GIVEN DATA
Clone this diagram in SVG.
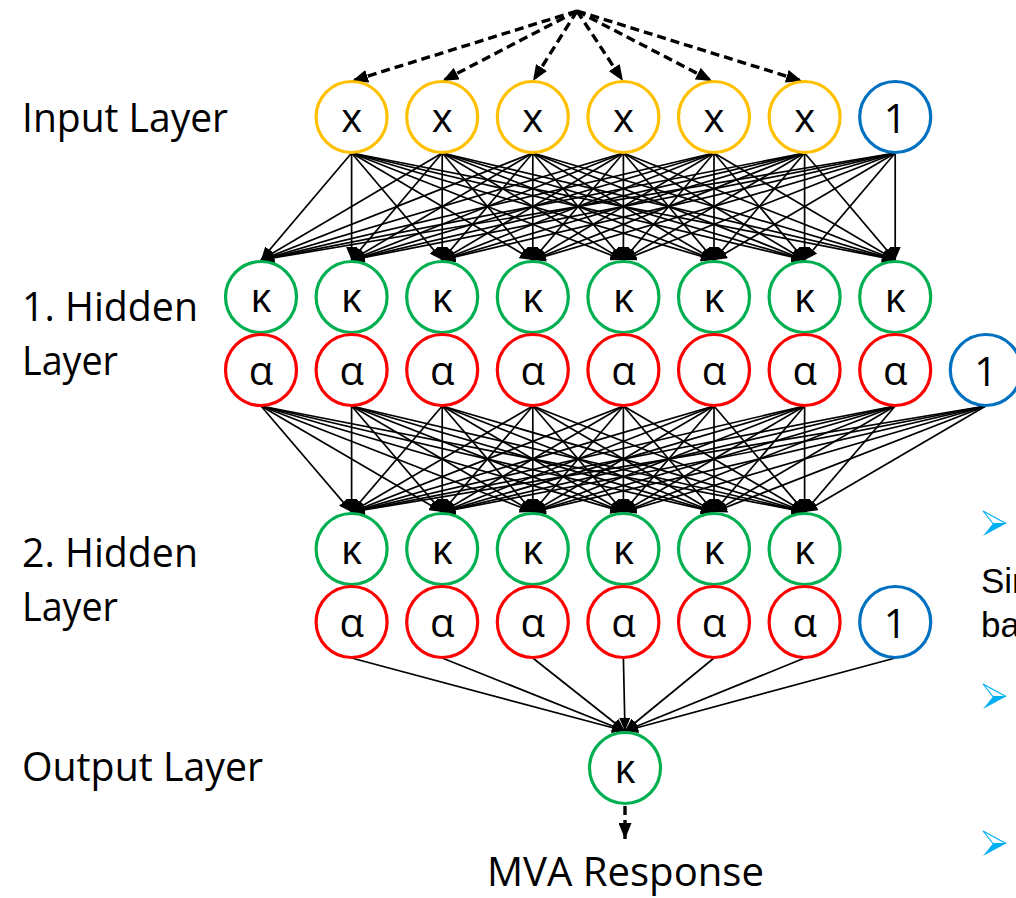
<svg xmlns="http://www.w3.org/2000/svg" width="1016" height="898" viewBox="0 0 1016 898">
<style>
.lbl{font-family:"Open Sans","Noto Sans",sans-serif;font-size:40px;fill:#000}
.nt{font-family:"Open Sans","Noto Sans",sans-serif;font-size:40px;fill:#000;text-anchor:middle}
.n{fill:#fff;stroke-width:3.2}
.y{stroke:#FFC000}.b{stroke:#0070C0}.g{stroke:#00B050}.r{stroke:#FF0000}
.c line{stroke:#000;stroke-width:1.7;marker-end:url(#ah)}
.d line{stroke:#000;stroke-width:3.4;stroke-dasharray:9 5;marker-end:url(#dh)}
.sl{font-family:"Liberation Sans",Arial,sans-serif;font-size:35px;fill:#000}
.bl{fill:#00B0F0}
.bu{fill:#fff;stroke:#00B0F0;stroke-width:1.2}
</style>
<defs>
<marker id="ah" markerWidth="13" markerHeight="11" refX="13" refY="5.5" orient="auto" markerUnits="userSpaceOnUse"><path d="M0,0 L13,5.5 L0,11 z" fill="#000"/></marker>
<marker id="dh" markerWidth="16" markerHeight="13" refX="16" refY="6.5" orient="auto" markerUnits="userSpaceOnUse"><path d="M0,0 L16,6.5 L0,13 z" fill="#000"/></marker>
</defs>
<rect width="1016" height="898" fill="#fff"/>

<g id="labels">
<text class="lbl" x="22" y="132" textLength="206" lengthAdjust="spacingAndGlyphs">Input Layer</text>
<text class="lbl" x="22" y="321" textLength="176" lengthAdjust="spacingAndGlyphs">1. Hidden</text>
<text class="lbl" x="22" y="375" textLength="96" lengthAdjust="spacingAndGlyphs">Layer</text>
<text class="lbl" x="22" y="567" textLength="176" lengthAdjust="spacingAndGlyphs">2. Hidden</text>
<text class="lbl" x="22" y="621" textLength="96" lengthAdjust="spacingAndGlyphs">Layer</text>
<text class="lbl" x="22" y="781" textLength="241" lengthAdjust="spacingAndGlyphs">Output Layer</text>
<text class="lbl" x="487" y="886" textLength="277" lengthAdjust="spacingAndGlyphs">MVA Response</text>
</g>

<g id="connectors">
<g class="d">
<line x1="577" y1="11" x2="352" y2="81"/>
<line x1="577" y1="11" x2="442.5" y2="81"/>
<line x1="577" y1="11" x2="533" y2="81"/>
<line x1="577" y1="11" x2="623" y2="81"/>
<line x1="577" y1="11" x2="712" y2="81"/>
<line x1="577" y1="11" x2="802" y2="81"/>
<line x1="625" y1="806" x2="625" y2="839"/>
</g>
<g class="c">
<line x1="351.6" y1="153" x2="261" y2="260"/><line x1="351.6" y1="153" x2="351.6" y2="260"/><line x1="351.6" y1="153" x2="442.2" y2="260"/><line x1="351.6" y1="153" x2="532.8" y2="260"/><line x1="351.6" y1="153" x2="623.4" y2="260"/><line x1="351.6" y1="153" x2="714" y2="260"/><line x1="351.6" y1="153" x2="804.6" y2="260"/><line x1="351.6" y1="153" x2="895.2" y2="260"/>
<line x1="442.2" y1="153" x2="261" y2="260"/><line x1="442.2" y1="153" x2="351.6" y2="260"/><line x1="442.2" y1="153" x2="442.2" y2="260"/><line x1="442.2" y1="153" x2="532.8" y2="260"/><line x1="442.2" y1="153" x2="623.4" y2="260"/><line x1="442.2" y1="153" x2="714" y2="260"/><line x1="442.2" y1="153" x2="804.6" y2="260"/><line x1="442.2" y1="153" x2="895.2" y2="260"/>
<line x1="532.8" y1="153" x2="261" y2="260"/><line x1="532.8" y1="153" x2="351.6" y2="260"/><line x1="532.8" y1="153" x2="442.2" y2="260"/><line x1="532.8" y1="153" x2="532.8" y2="260"/><line x1="532.8" y1="153" x2="623.4" y2="260"/><line x1="532.8" y1="153" x2="714" y2="260"/><line x1="532.8" y1="153" x2="804.6" y2="260"/><line x1="532.8" y1="153" x2="895.2" y2="260"/>
<line x1="623.4" y1="153" x2="261" y2="260"/><line x1="623.4" y1="153" x2="351.6" y2="260"/><line x1="623.4" y1="153" x2="442.2" y2="260"/><line x1="623.4" y1="153" x2="532.8" y2="260"/><line x1="623.4" y1="153" x2="623.4" y2="260"/><line x1="623.4" y1="153" x2="714" y2="260"/><line x1="623.4" y1="153" x2="804.6" y2="260"/><line x1="623.4" y1="153" x2="895.2" y2="260"/>
<line x1="714" y1="153" x2="261" y2="260"/><line x1="714" y1="153" x2="351.6" y2="260"/><line x1="714" y1="153" x2="442.2" y2="260"/><line x1="714" y1="153" x2="532.8" y2="260"/><line x1="714" y1="153" x2="623.4" y2="260"/><line x1="714" y1="153" x2="714" y2="260"/><line x1="714" y1="153" x2="804.6" y2="260"/><line x1="714" y1="153" x2="895.2" y2="260"/>
<line x1="804.6" y1="153" x2="261" y2="260"/><line x1="804.6" y1="153" x2="351.6" y2="260"/><line x1="804.6" y1="153" x2="442.2" y2="260"/><line x1="804.6" y1="153" x2="532.8" y2="260"/><line x1="804.6" y1="153" x2="623.4" y2="260"/><line x1="804.6" y1="153" x2="714" y2="260"/><line x1="804.6" y1="153" x2="804.6" y2="260"/><line x1="804.6" y1="153" x2="895.2" y2="260"/>
<line x1="895.2" y1="153" x2="261" y2="260"/><line x1="895.2" y1="153" x2="351.6" y2="260"/><line x1="895.2" y1="153" x2="442.2" y2="260"/><line x1="895.2" y1="153" x2="532.8" y2="260"/><line x1="895.2" y1="153" x2="623.4" y2="260"/><line x1="895.2" y1="153" x2="714" y2="260"/><line x1="895.2" y1="153" x2="804.6" y2="260"/><line x1="895.2" y1="153" x2="895.2" y2="260"/>

<line x1="261" y1="406" x2="351.6" y2="512"/><line x1="261" y1="406" x2="442.2" y2="512"/><line x1="261" y1="406" x2="532.8" y2="512"/><line x1="261" y1="406" x2="623.4" y2="512"/><line x1="261" y1="406" x2="714" y2="512"/><line x1="261" y1="406" x2="804.6" y2="512"/>
<line x1="351.6" y1="406" x2="351.6" y2="512"/><line x1="351.6" y1="406" x2="442.2" y2="512"/><line x1="351.6" y1="406" x2="532.8" y2="512"/><line x1="351.6" y1="406" x2="623.4" y2="512"/><line x1="351.6" y1="406" x2="714" y2="512"/><line x1="351.6" y1="406" x2="804.6" y2="512"/>
<line x1="442.2" y1="406" x2="351.6" y2="512"/><line x1="442.2" y1="406" x2="442.2" y2="512"/><line x1="442.2" y1="406" x2="532.8" y2="512"/><line x1="442.2" y1="406" x2="623.4" y2="512"/><line x1="442.2" y1="406" x2="714" y2="512"/><line x1="442.2" y1="406" x2="804.6" y2="512"/>
<line x1="532.8" y1="406" x2="351.6" y2="512"/><line x1="532.8" y1="406" x2="442.2" y2="512"/><line x1="532.8" y1="406" x2="532.8" y2="512"/><line x1="532.8" y1="406" x2="623.4" y2="512"/><line x1="532.8" y1="406" x2="714" y2="512"/><line x1="532.8" y1="406" x2="804.6" y2="512"/>
<line x1="623.4" y1="406" x2="351.6" y2="512"/><line x1="623.4" y1="406" x2="442.2" y2="512"/><line x1="623.4" y1="406" x2="532.8" y2="512"/><line x1="623.4" y1="406" x2="623.4" y2="512"/><line x1="623.4" y1="406" x2="714" y2="512"/><line x1="623.4" y1="406" x2="804.6" y2="512"/>
<line x1="714" y1="406" x2="351.6" y2="512"/><line x1="714" y1="406" x2="442.2" y2="512"/><line x1="714" y1="406" x2="532.8" y2="512"/><line x1="714" y1="406" x2="623.4" y2="512"/><line x1="714" y1="406" x2="714" y2="512"/><line x1="714" y1="406" x2="804.6" y2="512"/>
<line x1="804.6" y1="406" x2="351.6" y2="512"/><line x1="804.6" y1="406" x2="442.2" y2="512"/><line x1="804.6" y1="406" x2="532.8" y2="512"/><line x1="804.6" y1="406" x2="623.4" y2="512"/><line x1="804.6" y1="406" x2="714" y2="512"/><line x1="804.6" y1="406" x2="804.6" y2="512"/>
<line x1="895.2" y1="406" x2="351.6" y2="512"/><line x1="895.2" y1="406" x2="442.2" y2="512"/><line x1="895.2" y1="406" x2="532.8" y2="512"/><line x1="895.2" y1="406" x2="623.4" y2="512"/><line x1="895.2" y1="406" x2="714" y2="512"/><line x1="895.2" y1="406" x2="804.6" y2="512"/>
<line x1="985.8" y1="406" x2="351.6" y2="512"/><line x1="985.8" y1="406" x2="442.2" y2="512"/><line x1="985.8" y1="406" x2="532.8" y2="512"/><line x1="985.8" y1="406" x2="623.4" y2="512"/><line x1="985.8" y1="406" x2="714" y2="512"/><line x1="985.8" y1="406" x2="804.6" y2="512"/>

<line x1="351.6" y1="658" x2="625" y2="731"/><line x1="442.2" y1="658" x2="625" y2="731"/><line x1="532.8" y1="658" x2="625" y2="731"/><line x1="623.4" y1="658" x2="625" y2="731"/><line x1="714" y1="658" x2="625" y2="731"/><line x1="804.6" y1="658" x2="625" y2="731"/><line x1="895.2" y1="658" x2="625" y2="731"/>
</g>
</g>

<g id="input-layer">
<g id="in1"><circle class="n y" cx="351.6" cy="117" r="35.5"/><text class="nt" x="351.6" y="132">x</text></g>
<g id="in2"><circle class="n y" cx="442.2" cy="117" r="35.5"/><text class="nt" x="442.2" y="132">x</text></g>
<g id="in3"><circle class="n y" cx="532.8" cy="117" r="35.5"/><text class="nt" x="532.8" y="132">x</text></g>
<g id="in4"><circle class="n y" cx="623.4" cy="117" r="35.5"/><text class="nt" x="623.4" y="132">x</text></g>
<g id="in5"><circle class="n y" cx="714" cy="117" r="35.5"/><text class="nt" x="714" y="132">x</text></g>
<g id="in6"><circle class="n y" cx="804.6" cy="117" r="35.5"/><text class="nt" x="804.6" y="132">x</text></g>
<g id="in-bias"><circle class="n b" cx="895.2" cy="117" r="35.5"/><text class="nt" x="895.2" y="133">1</text></g>
</g>

<g id="hidden1">
<g id="h1k1"><circle class="n g" cx="261" cy="297" r="35.5"/><text class="nt" x="261" y="312">κ</text></g>
<g id="h1k2"><circle class="n g" cx="351.6" cy="297" r="35.5"/><text class="nt" x="351.6" y="312">κ</text></g>
<g id="h1k3"><circle class="n g" cx="442.2" cy="297" r="35.5"/><text class="nt" x="442.2" y="312">κ</text></g>
<g id="h1k4"><circle class="n g" cx="532.8" cy="297" r="35.5"/><text class="nt" x="532.8" y="312">κ</text></g>
<g id="h1k5"><circle class="n g" cx="623.4" cy="297" r="35.5"/><text class="nt" x="623.4" y="312">κ</text></g>
<g id="h1k6"><circle class="n g" cx="714" cy="297" r="35.5"/><text class="nt" x="714" y="312">κ</text></g>
<g id="h1k7"><circle class="n g" cx="804.6" cy="297" r="35.5"/><text class="nt" x="804.6" y="312">κ</text></g>
<g id="h1k8"><circle class="n g" cx="895.2" cy="297" r="35.5"/><text class="nt" x="895.2" y="312">κ</text></g>
<g id="h1a1"><circle class="n r" cx="261" cy="370" r="35.5"/><text class="nt" x="261" y="385">α</text></g>
<g id="h1a2"><circle class="n r" cx="351.6" cy="370" r="35.5"/><text class="nt" x="351.6" y="385">α</text></g>
<g id="h1a3"><circle class="n r" cx="442.2" cy="370" r="35.5"/><text class="nt" x="442.2" y="385">α</text></g>
<g id="h1a4"><circle class="n r" cx="532.8" cy="370" r="35.5"/><text class="nt" x="532.8" y="385">α</text></g>
<g id="h1a5"><circle class="n r" cx="623.4" cy="370" r="35.5"/><text class="nt" x="623.4" y="385">α</text></g>
<g id="h1a6"><circle class="n r" cx="714" cy="370" r="35.5"/><text class="nt" x="714" y="385">α</text></g>
<g id="h1a7"><circle class="n r" cx="804.6" cy="370" r="35.5"/><text class="nt" x="804.6" y="385">α</text></g>
<g id="h1a8"><circle class="n r" cx="895.2" cy="370" r="35.5"/><text class="nt" x="895.2" y="385">α</text></g>
<g id="h1-bias"><circle class="n b" cx="985.8" cy="370" r="35.5"/><text class="nt" x="985.8" y="386">1</text></g>
</g>

<g id="hidden2">
<g id="h2k1"><circle class="n g" cx="351.6" cy="549" r="35.5"/><text class="nt" x="351.6" y="564">κ</text></g>
<g id="h2k2"><circle class="n g" cx="442.2" cy="549" r="35.5"/><text class="nt" x="442.2" y="564">κ</text></g>
<g id="h2k3"><circle class="n g" cx="532.8" cy="549" r="35.5"/><text class="nt" x="532.8" y="564">κ</text></g>
<g id="h2k4"><circle class="n g" cx="623.4" cy="549" r="35.5"/><text class="nt" x="623.4" y="564">κ</text></g>
<g id="h2k5"><circle class="n g" cx="714" cy="549" r="35.5"/><text class="nt" x="714" y="564">κ</text></g>
<g id="h2k6"><circle class="n g" cx="804.6" cy="549" r="35.5"/><text class="nt" x="804.6" y="564">κ</text></g>
<g id="h2a1"><circle class="n r" cx="351.6" cy="622" r="35.5"/><text class="nt" x="351.6" y="637">α</text></g>
<g id="h2a2"><circle class="n r" cx="442.2" cy="622" r="35.5"/><text class="nt" x="442.2" y="637">α</text></g>
<g id="h2a3"><circle class="n r" cx="532.8" cy="622" r="35.5"/><text class="nt" x="532.8" y="637">α</text></g>
<g id="h2a4"><circle class="n r" cx="623.4" cy="622" r="35.5"/><text class="nt" x="623.4" y="637">α</text></g>
<g id="h2a5"><circle class="n r" cx="714" cy="622" r="35.5"/><text class="nt" x="714" y="637">α</text></g>
<g id="h2a6"><circle class="n r" cx="804.6" cy="622" r="35.5"/><text class="nt" x="804.6" y="637">α</text></g>
<g id="h2-bias"><circle class="n b" cx="895.2" cy="622" r="35.5"/><text class="nt" x="895.2" y="638">1</text></g>
</g>

<g id="output">
<g id="out-k"><circle class="n g" cx="625" cy="768" r="35.5"/><text class="nt" x="625" y="783">κ</text></g>
</g>

<g id="slide-fragments">
<polygon class="bu" points="983,511 1006,523.5 993,523.5"/>
<polygon class="bl" points="993,523.5 1006,523.5 983,536"/>
<polygon class="bu" points="983,684 1006,696.5 993,696.5"/>
<polygon class="bl" points="993,696.5 1006,696.5 983,709"/>
<polygon class="bu" points="983,831 1006,843.5 993,843.5"/>
<polygon class="bl" points="993,843.5 1006,843.5 983,856"/>
<text class="sl" x="981" y="593">Sin</text>
<text class="sl" x="981" y="637">ba</text>
</g>
</svg>
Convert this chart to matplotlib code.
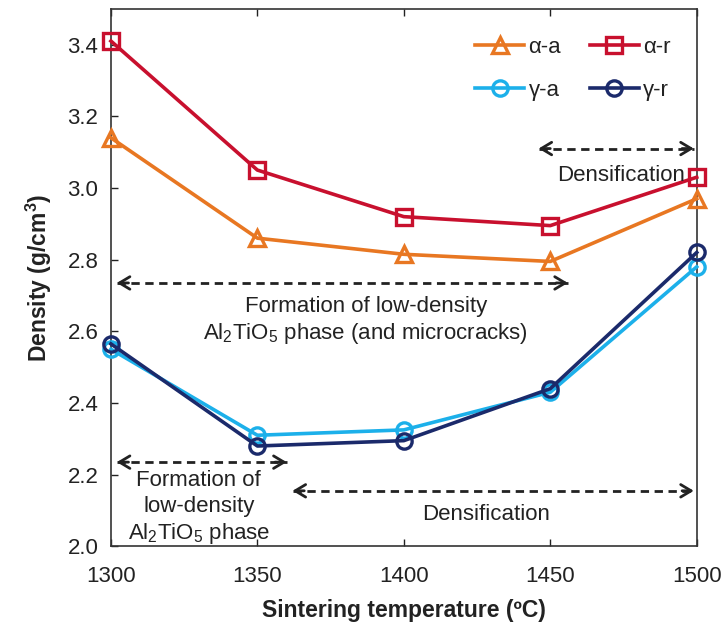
import matplotlib
matplotlib.use("Agg")
import matplotlib.pyplot as plt

plt.rcParams['font.family'] = ['Liberation Sans', 'DejaVu Sans']
plt.rcParams['mathtext.fontset'] = 'custom'
plt.rcParams['mathtext.rm'] = 'Liberation Sans'
plt.rcParams['mathtext.it'] = 'Liberation Sans'
plt.rcParams['mathtext.bf'] = 'Liberation Sans:bold'

# Sintering temperatures (°C) and measured densities (g/cm3)
temperature = [1300, 1350, 1400, 1450, 1500]
alpha_a = [3.14, 2.86, 2.815, 2.795, 2.97]
alpha_r = [3.41, 3.05, 2.92, 2.895, 3.03]
gamma_a = [2.55, 2.31, 2.325, 2.43, 2.78]
gamma_r = [2.565, 2.28, 2.295, 2.44, 2.82]

series_names = ['α-a', 'α-r', 'γ-a', 'γ-r']
x_ticks = [1300, 1350, 1400, 1450, 1500]
y_ticks = [2.0, 2.2, 2.4, 2.6, 2.8, 3.0, 3.2, 3.4]

fig = plt.figure(figsize=(7.25, 6.28), dpi=100)
ax = fig.add_axes([0.153, 0.13, 0.808, 0.856])

styles = [
    (alpha_a, '#E87722', '^'),
    (alpha_r, '#C8102E', 's'),
    (gamma_a, '#1CB0EA', 'o'),
    (gamma_r, '#1B2A6B', 'o'),
]
handles = []
for (vals, col, mk), name in zip(styles, series_names):
    h, = ax.plot(temperature, vals, color=col, lw=2.6, marker=mk,
                 markersize=11, markerfacecolor='none', markeredgecolor=col,
                 markeredgewidth=2.4, label=name, clip_on=False, zorder=3)
    handles.append(h)

ax.set_xlim(1300, 1500)
ax.set_ylim(2.0, 3.5)
ax.set_xticks(x_ticks)
ax.set_yticks(y_ticks)
ax.set_yticklabels([f'{v:.1f}' for v in y_ticks])
ax.tick_params(axis='both', direction='in', labelsize=16, length=5,
               width=1, colors='#222222', pad=9)
ax.tick_params(axis='x', top=True, pad=14)
for sp in ax.spines.values():
    sp.set_linewidth(1.2)
    sp.set_color('#333333')

ax.set_xlabel('Sintering temperature (ºC)', fontsize=16.5, fontweight='bold',
              labelpad=9, color='#222222')
ax.set_ylabel('Density (g/cm$^{\\mathbf{3}}$)', fontsize=16.5, fontweight='bold',
              labelpad=10, color='#222222')

# legend: two rows (α pair on top, γ pair below)
leg = ax.legend([handles[0], handles[2], handles[1], handles[3]],
                [series_names[0], series_names[2], series_names[1], series_names[3]],
                ncol=2, loc='upper right', frameon=False, fontsize=16,
                handlelength=2.2, handletextpad=0.2, columnspacing=1.3,
                labelspacing=1.0, bbox_to_anchor=(0.99, 0.985))
for t in leg.get_texts():
    t.set_color('#222222')


def dashed_double_arrow(x0, x1, y):
    ax.plot([x0, x1], [y, y], ls=(0, (3.0, 2.0)), lw=2.0, color='#222222',
            zorder=2)
    span = 4.0
    for a, b in ((x0 + span, x0), (x1 - span, x1)):
        ax.annotate('', xy=(b, y), xytext=(a, y),
                    arrowprops=dict(arrowstyle='->,head_length=0.75,head_width=0.45',
                                    lw=2.0, color='#222222',
                                    shrinkA=0, shrinkB=0))


txt_kw = dict(fontsize=16, color='#222222', ha='center', va='center')

dashed_double_arrow(1302, 1456, 2.735)
ax.text(1387, 2.67, 'Formation of low-density', **txt_kw)
ax.text(1387, 2.595, 'Al$_2$TiO$_5$ phase (and microcracks)', **txt_kw)

dashed_double_arrow(1446, 1499, 3.11)
ax.text(1474, 3.035, 'Densification', **txt_kw)

dashed_double_arrow(1302, 1360, 2.235)
ax.text(1330, 2.185, 'Formation of', **txt_kw)
ax.text(1330, 2.11, 'low-density', **txt_kw)
ax.text(1330, 2.037, 'Al$_2$TiO$_5$ phase', **txt_kw)

dashed_double_arrow(1362, 1499, 2.155)
ax.text(1428, 2.09, 'Densification', **txt_kw)

fig.savefig('out.png', dpi=100)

TASK
Taking the material above, give again exactly the lines from the one holding "Convert this chart to matplotlib code." through the one holding "import matplotlib.pyplot as plt", with both ends and without pictures.

WRITTEN ANSWER
Convert this chart to matplotlib code.
import matplotlib
matplotlib.use("Agg")
import matplotlib.pyplot as plt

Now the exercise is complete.